Posted by: P. B. Almeida | Feb 6, 2005 6:16:34 PM
The system was set up as a universal entitlement by Roosevelt et al., rather than as a retirement "safety net" for the indigent, not simply for efficiency of its insurance aspects, but to make it politically difficult to eliminate. Roosevelt and his colleagues didn't trust future politicians to preserve a safety net as opposed to stigmatizing and demogoguing it as welfare and reducing those in need of it to a penurious "subsistence" existence, or worse.
Current events prove this a very canny assessment.
As I've said before: Republicans hate Social Security both because it is Social, and because it provides Security. But most of all, because it works, and gives lie to the notion that we are totally on our own.
Posted by: larry birnbaum | Feb 6, 2005 6:22:51 PM
Remove the FICA salary cap, or at leas tmove it to $150,000 in annual salary. All Social Security problems solved for at least 75 years.

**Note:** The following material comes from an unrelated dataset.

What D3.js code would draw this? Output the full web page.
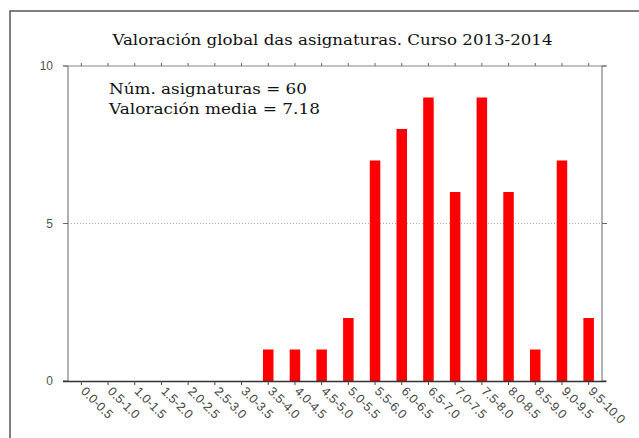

But why the hurry to fix Social Security? There are many governmental progams, such as Medicare, with far bigger problems.
Bush brought this up because he just doens't like Social Security. End of story.
Posted by: Deborah White | Feb 6, 2005 7:18:14 PM
Dear Matt
Please increase the size of the small type. I can not read the print without changing my computer setting. This is really a problem.
Posted by: Randall | Feb 6, 2005 7:18:23 PM
Randall
I sometimes copy the small text to a word processor for viewing. just takes a few key strokes and you can set the font as large as you want in the word precessor.